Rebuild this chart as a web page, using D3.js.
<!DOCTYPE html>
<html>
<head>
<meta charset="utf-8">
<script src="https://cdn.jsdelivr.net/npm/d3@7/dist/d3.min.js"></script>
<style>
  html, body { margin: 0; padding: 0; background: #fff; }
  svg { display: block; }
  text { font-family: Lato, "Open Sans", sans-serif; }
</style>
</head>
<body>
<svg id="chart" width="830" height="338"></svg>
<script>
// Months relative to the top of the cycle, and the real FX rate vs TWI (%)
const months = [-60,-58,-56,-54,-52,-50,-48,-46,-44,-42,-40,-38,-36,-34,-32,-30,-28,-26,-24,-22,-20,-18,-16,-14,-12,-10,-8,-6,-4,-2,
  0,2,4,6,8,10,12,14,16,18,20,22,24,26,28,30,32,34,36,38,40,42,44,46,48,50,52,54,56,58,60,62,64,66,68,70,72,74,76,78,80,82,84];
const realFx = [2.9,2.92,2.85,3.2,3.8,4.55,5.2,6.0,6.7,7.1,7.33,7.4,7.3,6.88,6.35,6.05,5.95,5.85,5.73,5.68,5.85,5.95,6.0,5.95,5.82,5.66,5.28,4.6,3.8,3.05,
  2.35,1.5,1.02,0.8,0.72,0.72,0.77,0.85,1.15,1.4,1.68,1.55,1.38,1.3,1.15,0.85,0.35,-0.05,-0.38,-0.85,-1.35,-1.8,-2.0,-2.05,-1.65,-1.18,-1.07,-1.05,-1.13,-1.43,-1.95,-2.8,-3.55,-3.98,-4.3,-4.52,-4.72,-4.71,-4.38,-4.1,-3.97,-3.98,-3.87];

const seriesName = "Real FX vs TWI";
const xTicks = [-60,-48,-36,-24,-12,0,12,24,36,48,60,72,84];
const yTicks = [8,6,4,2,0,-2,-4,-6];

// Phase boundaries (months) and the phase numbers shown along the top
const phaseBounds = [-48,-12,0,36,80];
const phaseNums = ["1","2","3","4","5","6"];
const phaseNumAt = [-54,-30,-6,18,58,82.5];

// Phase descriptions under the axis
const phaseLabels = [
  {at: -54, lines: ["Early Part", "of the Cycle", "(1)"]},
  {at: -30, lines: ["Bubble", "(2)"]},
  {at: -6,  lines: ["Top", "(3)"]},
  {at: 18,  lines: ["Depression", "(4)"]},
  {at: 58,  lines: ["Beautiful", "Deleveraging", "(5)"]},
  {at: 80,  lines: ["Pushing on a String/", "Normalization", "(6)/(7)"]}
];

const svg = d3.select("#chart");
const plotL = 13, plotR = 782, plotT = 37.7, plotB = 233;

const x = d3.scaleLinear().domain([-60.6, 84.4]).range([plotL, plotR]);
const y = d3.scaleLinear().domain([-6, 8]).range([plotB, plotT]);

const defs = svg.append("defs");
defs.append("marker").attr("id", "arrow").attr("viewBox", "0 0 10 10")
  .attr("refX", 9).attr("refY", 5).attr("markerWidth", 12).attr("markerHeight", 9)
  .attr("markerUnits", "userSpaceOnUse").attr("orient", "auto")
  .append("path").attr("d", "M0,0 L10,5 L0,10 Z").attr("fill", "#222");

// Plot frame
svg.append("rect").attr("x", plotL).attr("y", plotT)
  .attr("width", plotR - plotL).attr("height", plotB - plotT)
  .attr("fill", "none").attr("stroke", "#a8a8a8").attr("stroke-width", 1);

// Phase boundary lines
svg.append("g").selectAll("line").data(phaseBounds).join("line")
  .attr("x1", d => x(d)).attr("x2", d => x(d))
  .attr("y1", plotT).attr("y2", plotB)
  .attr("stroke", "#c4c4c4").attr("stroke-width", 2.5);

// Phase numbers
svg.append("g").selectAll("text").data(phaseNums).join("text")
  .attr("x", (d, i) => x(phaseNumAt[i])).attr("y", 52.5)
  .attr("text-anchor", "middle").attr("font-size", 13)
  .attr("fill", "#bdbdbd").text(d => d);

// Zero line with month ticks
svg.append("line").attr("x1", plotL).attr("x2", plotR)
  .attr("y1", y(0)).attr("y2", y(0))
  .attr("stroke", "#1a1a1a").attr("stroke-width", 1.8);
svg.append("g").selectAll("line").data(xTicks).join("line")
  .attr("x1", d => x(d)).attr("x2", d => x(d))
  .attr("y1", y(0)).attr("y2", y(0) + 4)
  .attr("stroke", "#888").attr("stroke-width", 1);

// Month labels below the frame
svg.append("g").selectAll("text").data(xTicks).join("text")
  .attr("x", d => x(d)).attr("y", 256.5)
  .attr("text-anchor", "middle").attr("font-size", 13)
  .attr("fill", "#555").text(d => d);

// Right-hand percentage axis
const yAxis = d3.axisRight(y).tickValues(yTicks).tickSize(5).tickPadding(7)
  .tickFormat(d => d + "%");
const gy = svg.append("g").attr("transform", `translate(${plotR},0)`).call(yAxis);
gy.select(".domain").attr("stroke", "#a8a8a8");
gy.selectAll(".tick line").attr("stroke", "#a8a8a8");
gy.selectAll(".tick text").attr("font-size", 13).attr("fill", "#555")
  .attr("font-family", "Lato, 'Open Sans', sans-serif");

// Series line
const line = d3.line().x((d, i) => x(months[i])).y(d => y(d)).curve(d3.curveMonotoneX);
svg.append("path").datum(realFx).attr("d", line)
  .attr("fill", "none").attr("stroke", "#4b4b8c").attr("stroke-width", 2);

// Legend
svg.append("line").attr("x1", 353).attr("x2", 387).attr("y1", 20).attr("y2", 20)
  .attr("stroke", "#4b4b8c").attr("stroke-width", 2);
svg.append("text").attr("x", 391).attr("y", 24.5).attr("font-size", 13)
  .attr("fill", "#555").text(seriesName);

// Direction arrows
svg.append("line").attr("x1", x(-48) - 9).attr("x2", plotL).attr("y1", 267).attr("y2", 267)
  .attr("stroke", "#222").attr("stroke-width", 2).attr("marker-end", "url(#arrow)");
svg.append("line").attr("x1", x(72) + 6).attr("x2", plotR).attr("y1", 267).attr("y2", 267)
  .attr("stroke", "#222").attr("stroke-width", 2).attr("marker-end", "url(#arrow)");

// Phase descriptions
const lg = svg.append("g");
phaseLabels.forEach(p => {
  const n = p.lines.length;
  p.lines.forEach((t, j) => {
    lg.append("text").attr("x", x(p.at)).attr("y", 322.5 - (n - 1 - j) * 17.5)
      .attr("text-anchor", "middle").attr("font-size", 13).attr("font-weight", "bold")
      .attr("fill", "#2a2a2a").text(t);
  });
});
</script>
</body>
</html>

_____

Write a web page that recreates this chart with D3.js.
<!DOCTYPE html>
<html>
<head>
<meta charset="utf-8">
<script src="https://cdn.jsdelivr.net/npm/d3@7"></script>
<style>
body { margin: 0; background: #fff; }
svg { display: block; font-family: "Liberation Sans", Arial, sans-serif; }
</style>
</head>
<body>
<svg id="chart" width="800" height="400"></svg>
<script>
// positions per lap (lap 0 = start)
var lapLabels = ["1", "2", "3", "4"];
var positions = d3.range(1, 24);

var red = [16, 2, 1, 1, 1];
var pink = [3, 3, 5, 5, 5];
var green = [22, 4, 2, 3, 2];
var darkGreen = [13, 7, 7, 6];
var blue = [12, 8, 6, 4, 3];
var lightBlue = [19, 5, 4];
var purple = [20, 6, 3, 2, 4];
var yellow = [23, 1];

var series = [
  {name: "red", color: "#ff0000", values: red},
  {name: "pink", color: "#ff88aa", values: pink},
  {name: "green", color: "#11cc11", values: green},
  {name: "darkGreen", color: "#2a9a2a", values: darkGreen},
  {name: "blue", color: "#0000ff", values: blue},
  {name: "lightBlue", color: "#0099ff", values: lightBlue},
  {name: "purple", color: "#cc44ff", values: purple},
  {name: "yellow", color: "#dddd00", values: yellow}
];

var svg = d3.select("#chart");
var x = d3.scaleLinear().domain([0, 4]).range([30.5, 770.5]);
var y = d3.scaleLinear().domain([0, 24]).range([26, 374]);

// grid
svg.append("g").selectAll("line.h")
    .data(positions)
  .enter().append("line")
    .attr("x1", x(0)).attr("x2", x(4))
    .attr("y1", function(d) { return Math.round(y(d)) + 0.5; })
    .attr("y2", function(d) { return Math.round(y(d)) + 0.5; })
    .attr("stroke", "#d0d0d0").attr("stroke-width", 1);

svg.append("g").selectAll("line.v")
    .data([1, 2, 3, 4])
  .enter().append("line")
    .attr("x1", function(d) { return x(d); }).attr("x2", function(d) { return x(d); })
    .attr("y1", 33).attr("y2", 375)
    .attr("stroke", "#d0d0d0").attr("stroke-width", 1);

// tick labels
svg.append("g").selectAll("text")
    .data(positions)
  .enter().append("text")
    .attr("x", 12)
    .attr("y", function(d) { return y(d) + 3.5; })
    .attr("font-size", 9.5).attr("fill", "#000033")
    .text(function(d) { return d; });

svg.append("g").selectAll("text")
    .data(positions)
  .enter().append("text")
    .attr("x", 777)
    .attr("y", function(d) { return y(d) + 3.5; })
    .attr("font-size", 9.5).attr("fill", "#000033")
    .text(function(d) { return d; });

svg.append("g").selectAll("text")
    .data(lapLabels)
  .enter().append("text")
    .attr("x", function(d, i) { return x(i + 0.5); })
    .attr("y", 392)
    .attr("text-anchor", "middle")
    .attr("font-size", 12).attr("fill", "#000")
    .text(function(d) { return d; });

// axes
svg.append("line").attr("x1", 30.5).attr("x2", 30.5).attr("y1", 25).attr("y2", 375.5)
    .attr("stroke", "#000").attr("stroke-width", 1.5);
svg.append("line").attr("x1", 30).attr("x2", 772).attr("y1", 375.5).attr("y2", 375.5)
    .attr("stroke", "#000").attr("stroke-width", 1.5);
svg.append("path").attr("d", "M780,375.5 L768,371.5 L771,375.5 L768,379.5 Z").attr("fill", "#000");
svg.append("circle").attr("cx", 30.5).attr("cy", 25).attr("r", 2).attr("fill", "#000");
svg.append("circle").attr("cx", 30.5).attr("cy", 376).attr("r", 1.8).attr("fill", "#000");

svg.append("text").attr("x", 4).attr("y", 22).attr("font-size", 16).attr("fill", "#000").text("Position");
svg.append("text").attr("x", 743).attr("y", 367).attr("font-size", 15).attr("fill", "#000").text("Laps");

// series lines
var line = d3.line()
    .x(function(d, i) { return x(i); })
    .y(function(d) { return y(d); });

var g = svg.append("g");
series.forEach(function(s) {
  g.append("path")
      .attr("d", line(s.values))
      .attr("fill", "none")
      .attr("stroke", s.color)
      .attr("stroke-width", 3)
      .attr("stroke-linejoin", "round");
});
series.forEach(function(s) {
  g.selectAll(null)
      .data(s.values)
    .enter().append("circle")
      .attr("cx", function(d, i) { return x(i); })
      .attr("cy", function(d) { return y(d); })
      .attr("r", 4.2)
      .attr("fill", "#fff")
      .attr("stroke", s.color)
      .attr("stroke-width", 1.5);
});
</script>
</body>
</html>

_____

### WORK TO BE COMPLETED:
Of the lines above, retype only those from the line containing "Write a web" through the line containing "var y = d3.scaleLinear().domain([0, 24]).range([26, 374]);", including both, exactly.

### SOLUTION FOR THIS TASK:
Write a web page that recreates this chart with D3.js.
<!DOCTYPE html>
<html>
<head>
<meta charset="utf-8">
<script src="https://cdn.jsdelivr.net/npm/d3@7"></script>
<style>
body { margin: 0; background: #fff; }
svg { display: block; font-family: "Liberation Sans", Arial, sans-serif; }
</style>
</head>
<body>
<svg id="chart" width="800" height="400"></svg>
<script>
// positions per lap (lap 0 = start)
var lapLabels = ["1", "2", "3", "4"];
var positions = d3.range(1, 24);

var red = [16, 2, 1, 1, 1];
var pink = [3, 3, 5, 5, 5];
var green = [22, 4, 2, 3, 2];
var darkGreen = [13, 7, 7, 6];
var blue = [12, 8, 6, 4, 3];
var lightBlue = [19, 5, 4];
var purple = [20, 6, 3, 2, 4];
var yellow = [23, 1];

var series = [
  {name: "red", color: "#ff0000", values: red},
  {name: "pink", color: "#ff88aa", values: pink},
  {name: "green", color: "#11cc11", values: green},
  {name: "darkGreen", color: "#2a9a2a", values: darkGreen},
  {name: "blue", color: "#0000ff", values: blue},
  {name: "lightBlue", color: "#0099ff", values: lightBlue},
  {name: "purple", color: "#cc44ff", values: purple},
  {name: "yellow", color: "#dddd00", values: yellow}
];

var svg = d3.select("#chart");
var x = d3.scaleLinear().domain([0, 4]).range([30.5, 770.5]);
var y = d3.scaleLinear().domain([0, 24]).range([26, 374]);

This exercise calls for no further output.